§ To do:
Give again exactly the lines that run from the start of the records to the line holding "inner sep=0pt, anchor=east]", both ends counted. Do not include the pictures.

(Stored entries)
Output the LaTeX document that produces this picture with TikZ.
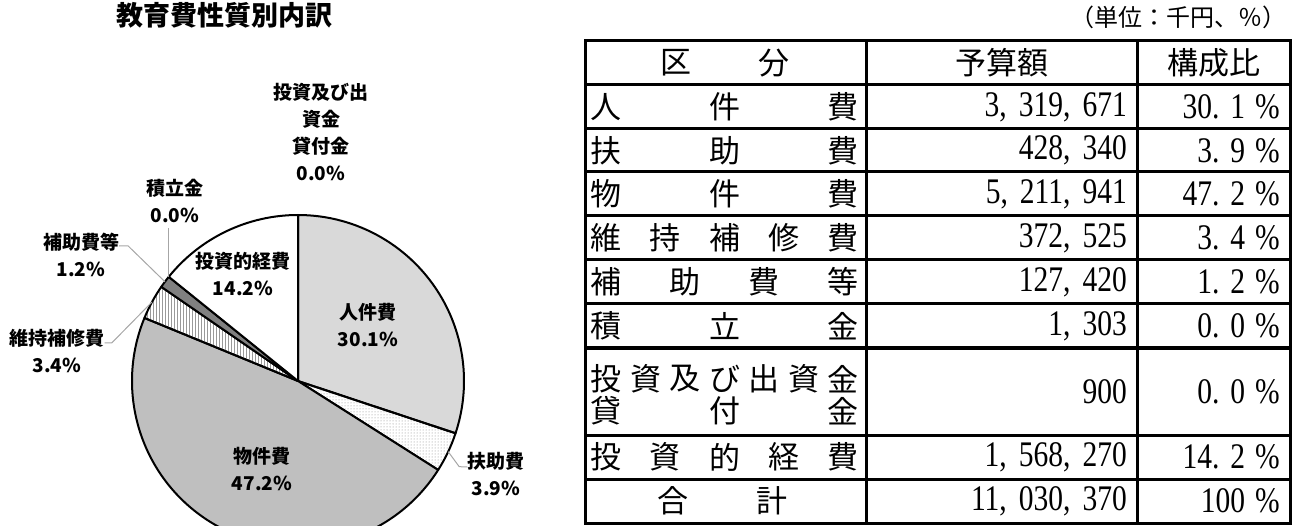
\documentclass[tikz,border=0pt]{standalone}
\usepackage{fontspec}
\newfontfamily\jpsans{Noto Sans CJK JP}
\newfontfamily\numserif{Liberation Serif}[FakeStretch=0.82]
\usetikzlibrary{patterns}

\tikzset{
  pielabel/.style={font=\jpsans\bfseries\fontsize{19}{27}\selectfont, align=center, inner sep=0pt},
  slice/.style={draw=black, line width=2pt, line join=round},
  jinken/.style={fill=black!15},
  fujo/.style={pattern=dots, pattern color=gray},
  buken/.style={fill=black!25},
  iji/.style={pattern=vertical lines, pattern color=gray!80},
  hojo/.style={fill=black!50},
  toshi/.style={fill=white},
  leader/.style={draw=gray!70, line width=1pt},
  tablerule/.style={black, line width=3pt},
  kubun/.style={font=\jpsans\fontsize{31}{32}\selectfont, inner sep=0pt},
  amount/.style={font=\numserif\fontsize{36}{36}\selectfont, inner sep=0pt, anchor=east},
}

\newcommand\numsep{,\kern12pt}
\newcommand\pc[2]{#1.\kern11pt #2\kern10pt\%}
% one row of the first column, characters spread over the cell
\newcommand\spreadrow[4]{%
  \foreach \ch [count=\k from 0] in {#4}
    \node[kubun] (#1-\k) at ({606+\k*237/#3}, #2) {\ch};}

\begin{document}
\begin{tikzpicture}[x=1pt, y=-1pt]
\useasboundingbox (0,0) rectangle (1295,526);

\node[font=\jpsans\bfseries\fontsize{27}{27}\selectfont, inner sep=0pt] (title) at (224,15) {教育費性質別内訳};
\node[font=\jpsans\fontsize{24}{24}\selectfont, inner sep=0pt, anchor=east] (unit) at (1287,17) {（単位：千円、％）};

% pie, cut at the lower edge
\coordinate (c) at (298,381);
\begin{scope}
\clip (0,0) rectangle (1295,526);
\foreach \a/\b/\s in {-90/18.36/jinken, 18.36/32.4/fujo, 32.4/202.32/buken, 202.32/214.56/iji, 214.56/218.88/hojo, 218.88/270/toshi}
  \path[slice, \s] (c) -- ++(\a:166) arc[start angle=\a, end angle=\b, radius=166] -- cycle;
\end{scope}

\path (c) ++(25.2:166) coordinate (fujo-pt);
\path (c) ++(208.44:166) coordinate (iji-pt);
\path (c) ++(216.72:166) coordinate (hojo-pt);
\path (c) ++(218.88:166) coordinate (tsumi-pt);

\node[pielabel] (jinken-lbl) at (368,325.5) {人件費\\30.1\%};
\node[pielabel] (fujo-lbl) at (496,474.5) {扶助費\\3.9\%};
\node[pielabel] (buken-lbl) at (262,469.5) {物件費\\47.2\%};
\node[pielabel] (iji-lbl) at (57,350.5) {維持補修費\\3.4\%};
\node[pielabel] (hojo-lbl) at (81,254.5) {補助費等\\1.2\%};
\node[pielabel] (tsumi-lbl) at (175,201) {積立金\\0.0\%};
\node[pielabel] (shusshi-lbl) at (321,132) {投資及び出\\資金\\貸付金\\0.0\%};
\node[pielabel] (toshi-lbl) at (243,274.5) {投資的経費\\14.2\%};

\draw[leader] ([yshift=8.5pt]hojo-lbl.east) -- ++(9,0) -- (hojo-pt);
\draw[leader] ([yshift=7.5pt]iji-lbl.east) -- ++(7,0) -- (iji-pt);
\draw[leader, shorten <=5pt] (tsumi-pt |- tsumi-lbl.south) -- (tsumi-pt);
\draw[leader] (fujo-pt) -- ++(11,15) -- ([yshift=7.5pt]fujo-lbl.west);

% table
\foreach \y in {85,129,172,216,260,304,348,435,479}
  \draw[tablerule] (585,\y) -- (1290,\y);
\draw[tablerule] (866,41) -- (866,523);
\draw[tablerule] (1137,41) -- (1137,523);
\draw[tablerule] (585,41) rectangle (1290,523);

\node[kubun] (kubun-a) at (676,63) {区};
\node[kubun] (kubun-b) at (774,63) {分};
\node[kubun] (yosan-h) at (1001.5,63) {予算額};
\node[kubun] (kosei-h) at (1213.5,63) {構成比};

\spreadrow{r1}{107}{2}{人,件,費}
\spreadrow{r2}{150.5}{2}{扶,助,費}
\spreadrow{r3}{194}{2}{物,件,費}
\spreadrow{r4}{238}{4}{維,持,補,修,費}
\spreadrow{r5}{282}{3}{補,助,費,等}
\spreadrow{r6}{326}{2}{積,立,金}
\spreadrow{r7}{379}{6}{投,資,及,び,出,資,金}
\spreadrow{r8}{411}{2}{貸,付,金}
\spreadrow{r9}{457}{4}{投,資,的,経,費}
\node[kubun] (gokei-a) at (673,501) {合};
\node[kubun] (gokei-b) at (772,501) {計};

\foreach \n/\y/\amt/\pct in {r1/107/{3\numsep 319\numsep 671}/{\pc{30}{1}},
    r2/150.5/{428\numsep 340}/{\pc{3}{9}}, r3/194/{5\numsep 211\numsep 941}/{\pc{47}{2}},
    r4/238/{372\numsep 525}/{\pc{3}{4}}, r5/282/{127\numsep 420}/{\pc{1}{2}},
    r6/326/{1\numsep 303}/{\pc{0}{0}}, r7/391.5/{900}/{\pc{0}{0}},
    r9/457/{1\numsep 568\numsep 270}/{\pc{14}{2}}, gokei/501/{11\numsep 030\numsep 370}/{100\kern10pt\%}}{
  \node[amount] (\n-amt) at (1127,\y) {\amt};
  \node[amount] (\n-pct) at (1280,\y) {\pct};
}
\end{tikzpicture}
\end{document}
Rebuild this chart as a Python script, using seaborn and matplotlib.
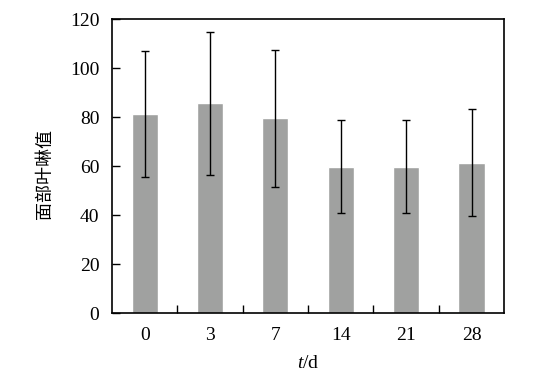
import numpy as np
import pandas as pd
import matplotlib
matplotlib.use('Agg')
import matplotlib.pyplot as plt
import seaborn as sns

# Werte
days = ['0', '3', '7', '14', '21', '28']
means = [81.5, 85.8, 79.6, 59.9, 59.9, 61.5]
sd = [25.8, 29.2, 28.0, 19.0, 19.0, 21.8]

df = pd.DataFrame({'t': days, 'wert': means})

sns.set_style('ticks')
plt.rcParams['font.family'] = ['Liberation Serif', 'Noto Sans CJK SC']
plt.rcParams['mathtext.fontset'] = 'custom'
plt.rcParams['mathtext.it'] = 'Liberation Serif:italic'
plt.rcParams['mathtext.rm'] = 'Liberation Serif'
plt.rcParams['text.color'] = 'black'
plt.rcParams['axes.labelcolor'] = 'black'
plt.rcParams['xtick.color'] = 'black'
plt.rcParams['ytick.color'] = 'black'

fig = plt.figure(figsize=(5.41, 3.74), dpi=100)
ax = fig.add_axes([0.207, 0.162, 0.725, 0.786])

sns.barplot(data=df, x='t', y='wert', color='#a0a1a0', saturation=1,
            width=0.4, errorbar=None, ax=ax)
ax.errorbar(np.arange(len(days)), means, yerr=sd, fmt='none',
            ecolor='black', elinewidth=1, capsize=3.2, capthick=1)

ax.set_ylim(0, 120)
ax.set_xlim(-0.5, 5.5)
ax.set_yticks(np.arange(0, 121, 20))

# Ticks zwischen den Balken
ax.set_xticks(np.arange(0.5, 5, 1), minor=True)
ax.tick_params(axis='x', which='major', length=0, pad=10, labelsize=14)
ax.tick_params(axis='x', which='minor', direction='in', length=6, width=1)
ax.tick_params(axis='y', direction='in', length=6, width=1, pad=9, labelsize=14)

for s in ax.spines.values():
    s.set_visible(True)
    s.set_linewidth(1.2)
    s.set_color('black')

ax.set_xlabel(r'$t$/d', fontsize=14, labelpad=8)
ax.set_ylabel('面部叶啉值', fontsize=13, family=['Noto Sans CJK SC'])
ax.yaxis.set_label_coords(-0.148, 0.474)

plt.savefig('out.png', dpi=100)
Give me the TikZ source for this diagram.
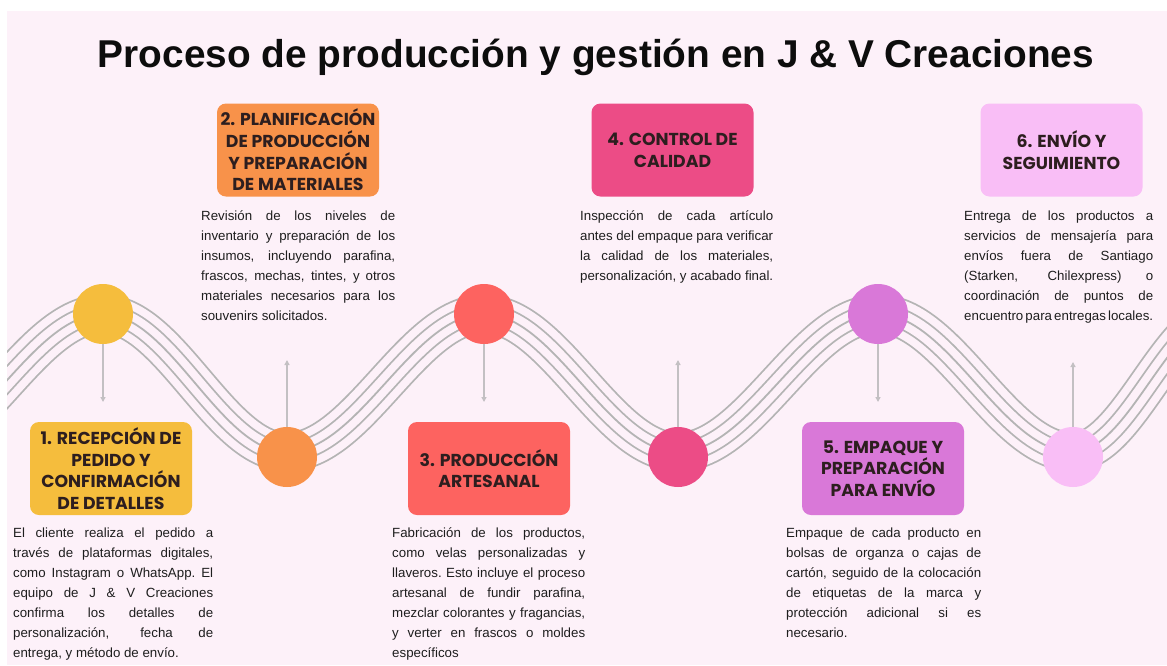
\documentclass[tikz,border=0pt]{standalone}
\usepackage{fontspec}
\setmainfont{Liberation Sans}
\newfontfamily\headfont{Poppins}
\usetikzlibrary{arrows.meta}
\definecolor{bgpink}{HTML}{FDF1F9}
\definecolor{wavegray}{HTML}{B4B4B4}
\definecolor{conngray}{HTML}{C3C0C3}
\definecolor{cA}{HTML}{F5BD3D}
\definecolor{cB}{HTML}{F8924A}
\definecolor{cC}{HTML}{FD6360}
\definecolor{cD}{HTML}{EC4C86}
\definecolor{cE}{HTML}{D978D8}
\definecolor{cF}{HTML}{F9BEF6}
\definecolor{headtxt}{HTML}{2D1E1F}
\definecolor{bodytxt}{HTML}{1E1E1E}
\newlength{\bw}
\newcommand{\jl}[1]{\hbox to \bw{\spaceskip=0.278em plus 1fil minus 0.12em\xspaceskip=\spaceskip #1}}
\newcommand{\lastl}[1]{\hbox to \bw{\spaceskip=0.278em minus 0.12em\xspaceskip=\spaceskip #1\hfil}}
\begin{document}
\begin{tikzpicture}[x=1pt,y=-1pt,
  stepbox/.style={rounded corners=9pt, minimum width=162pt, minimum height=93pt, inner sep=0pt, align=center, text=headtxt, font=\headfont\bfseries\fontsize{17.3}{21.7}\selectfont},
  stepdot/.style={circle, minimum size=60pt, inner sep=0pt},
  bodytext/.style={anchor=base west, inner sep=0pt, align=left, text=bodytxt, font=\fontsize{13.3}{20}\selectfont},
  conn/.style={draw=conngray, line width=1.6pt, -{Triangle[length=5pt,width=5pt]}},
]
\useasboundingbox (0,0) rectangle (1167,665);
\fill[white] (0,0) rectangle (1167,665);
\fill[bgpink] (7,11) rectangle (1167,665);

% waves
\begin{scope}
\clip (7,11) rectangle (1167,665);
\def\wavepath{(-94,452) .. controls (-22.5,452) and (31.5,314) .. (103,314)
  .. controls (169.8,314) and (220.2,452) .. (287,452)
  .. controls (358.5,452) and (412.5,314) .. (484,314)
  .. controls (554.4,314) and (607.6,452) .. (678,452)
  .. controls (750.6,452) and (805.4,314) .. (878,314)
  .. controls (948.8,314) and (1002.2,452) .. (1073,452)
  .. controls (1128.2,452) and (1169.8,314) .. (1225,314)}
\foreach \w/\c in {40/wavegray,36.4/bgpink,20.8/wavegray,17.2/bgpink,1.8/wavegray}{
  \draw[line width=\w pt, draw=\c] \wavepath;
}
\end{scope}

% title
\node[anchor=base, inner sep=0pt, font=\bfseries\fontsize{38.8}{46}\selectfont, text={black!95}] (title) at (596,67.5) {Proceso de producción y gestión en J \& V Creaciones};

% circles
\node[stepdot, fill=cA] (c1) at (103,314) {};
\node[stepdot, fill=cB] (c2) at (287,457) {};
\node[stepdot, fill=cC] (c3) at (484,314) {};
\node[stepdot, fill=cD] (c4) at (678,457) {};
\node[stepdot, fill=cE] (c5) at (878,314) {};
\node[stepdot, fill=cF] (c6) at (1073,457) {};

% connectors
\coordinate (a1) at (103,402);
\coordinate (a2) at (287,360);
\coordinate (a3) at (484,402);
\coordinate (a4) at (678,360);
\coordinate (a5) at (878,402);
\coordinate (a6) at (1073,362);
\draw[conn] (c1) -- (a1);
\draw[conn] (c2) -- (a2);
\draw[conn] (c3) -- (a3);
\draw[conn] (c4) -- (a4);
\draw[conn] (c5) -- (a5);
\draw[conn] (c6) -- (a6);

% boxes
\node[stepbox, fill=cA] (b1) at (111,468.5) {1. RECEPCIÓN DE\\PEDIDO Y\\CONFIRMACIÓN\\DE DETALLES};
\node[stepbox, fill=cB] (b2) at (298,150) {2. PLANIFICACIÓN\\DE PRODUCCIÓN\\Y PREPARACIÓN\\DE MATERIALES};
\node[stepbox, fill=cC] (b3) at (489,468.5) {3. PRODUCCIÓN\\ARTESANAL};
\node[stepbox, fill=cD] (b4) at (672.5,150) {4. CONTROL DE\\CALIDAD};
\node[stepbox, fill=cE] (b5) at (883,468.5) {5. EMPAQUE Y\\PREPARACIÓN\\PARA ENVÍO};
\node[stepbox, fill=cF] (b6) at (1061.5,150) {6. ENVÍO Y\\SEGUIMIENTO};

% body texts
\node[bodytext, text width=200pt] (t1) at (13,537) {\setlength{\bw}{200pt}%
\jl{El cliente realiza el pedido a}
\jl{través de plataformas digitales,}
\jl{como Instagram o WhatsApp. El}
\jl{equipo de J \& V Creaciones}
\jl{confirma los detalles de}
\jl{personalización, fecha de}
\lastl{entrega, y método de envío.}};
\node[bodytext, text width=194pt] (t2) at (201,220) {\setlength{\bw}{194pt}%
\jl{Revisión de los niveles de}
\jl{inventario y preparación de los}
\jl{insumos, incluyendo parafina,}
\jl{frascos, mechas, tintes, y otros}
\jl{materiales necesarios para los}
\lastl{souvenirs solicitados.}};
\node[bodytext, text width=193pt] (t3) at (392,537) {\setlength{\bw}{193pt}%
\jl{Fabricación de los productos,}
\jl{como velas personalizadas y}
\jl{llaveros. Esto incluye el proceso}
\jl{artesanal de fundir parafina,}
\jl{mezclar colorantes y fragancias,}
\jl{y verter en frascos o moldes}
\lastl{específicos}};
\node[bodytext, text width=193pt] (t4) at (580,220) {\setlength{\bw}{193pt}%
\jl{Inspección de cada artículo}
\jl{antes del empaque para verificar}
\jl{la calidad de los materiales,}
\lastl{personalización, y acabado final.}};
\node[bodytext, text width=195pt] (t5) at (786,537) {\setlength{\bw}{195pt}%
\jl{Empaque de cada producto en}
\jl{bolsas de organza o cajas de}
\jl{cartón, seguido de la colocación}
\jl{de etiquetas de la marca y}
\jl{protección adicional si es}
\lastl{necesario.}};
\node[bodytext, text width=189pt] (t6) at (964,220) {\setlength{\bw}{189pt}%
\jl{Entrega de los productos a}
\jl{servicios de mensajería para}
\jl{envíos fuera de Santiago}
\jl{(Starken, Chilexpress) o}
\jl{coordinación de puntos de}
\lastl{encuentro para entregas locales.}};
\end{tikzpicture}
\end{document}
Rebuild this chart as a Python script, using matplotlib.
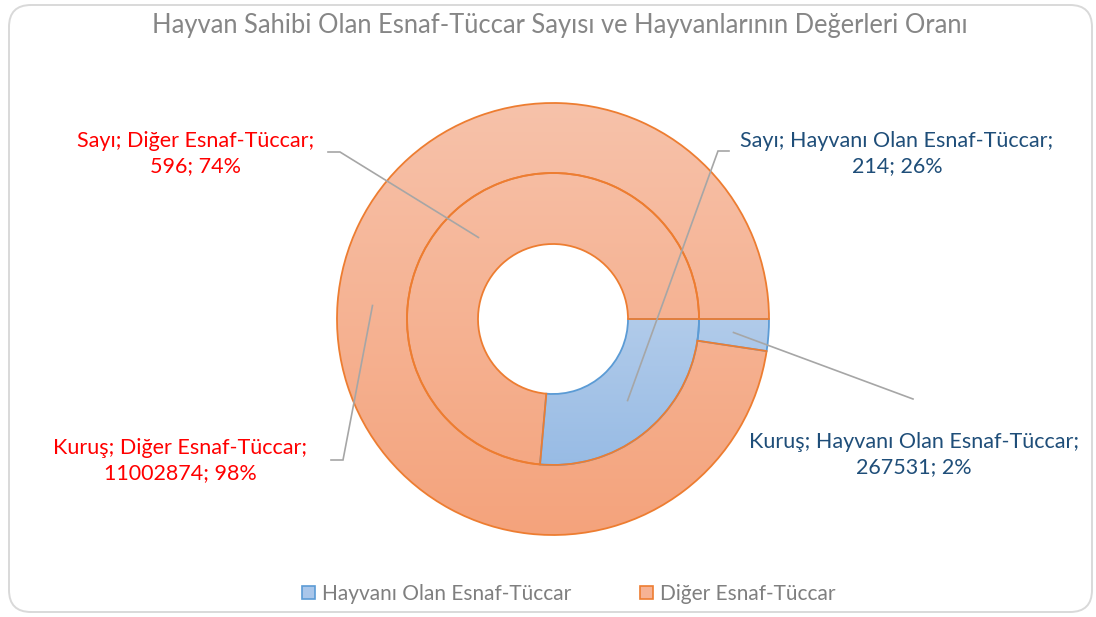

§ Exercise response:
Output the LaTeX document that produces this picture with TikZ.
\documentclass[tikz,border=0pt]{standalone}
\usepackage{fontspec}
\newfontfamily\jpsans{Noto Sans CJK JP}
\newfontfamily\numserif{Liberation Serif}[FakeStretch=0.82]
\usetikzlibrary{patterns}

\tikzset{
  pielabel/.style={font=\jpsans\bfseries\fontsize{19}{27}\selectfont, align=center, inner sep=0pt},
  slice/.style={draw=black, line width=2pt, line join=round},
  jinken/.style={fill=black!15},
  fujo/.style={pattern=dots, pattern color=gray},
  buken/.style={fill=black!25},
  iji/.style={pattern=vertical lines, pattern color=gray!80},
  hojo/.style={fill=black!50},
  toshi/.style={fill=white},
  leader/.style={draw=gray!70, line width=1pt},
  tablerule/.style={black, line width=3pt},
  kubun/.style={font=\jpsans\fontsize{31}{32}\selectfont, inner sep=0pt},
  amount/.style={font=\numserif\fontsize{36}{36}\selectfont, inner sep=0pt, anchor=east},
}

\newcommand\numsep{,\kern12pt}
\newcommand\pc[2]{#1.\kern11pt #2\kern10pt\%}
% one row of the first column, characters spread over the cell
\newcommand\spreadrow[4]{%
  \foreach \ch [count=\k from 0] in {#4}
    \node[kubun] (#1-\k) at ({606+\k*237/#3}, #2) {\ch};}

\begin{document}
\begin{tikzpicture}[x=1pt, y=-1pt]
\useasboundingbox (0,0) rectangle (1295,526);

\node[font=\jpsans\bfseries\fontsize{27}{27}\selectfont, inner sep=0pt] (title) at (224,15) {教育費性質別内訳};
\node[font=\jpsans\fontsize{24}{24}\selectfont, inner sep=0pt, anchor=east] (unit) at (1287,17) {（単位：千円、％）};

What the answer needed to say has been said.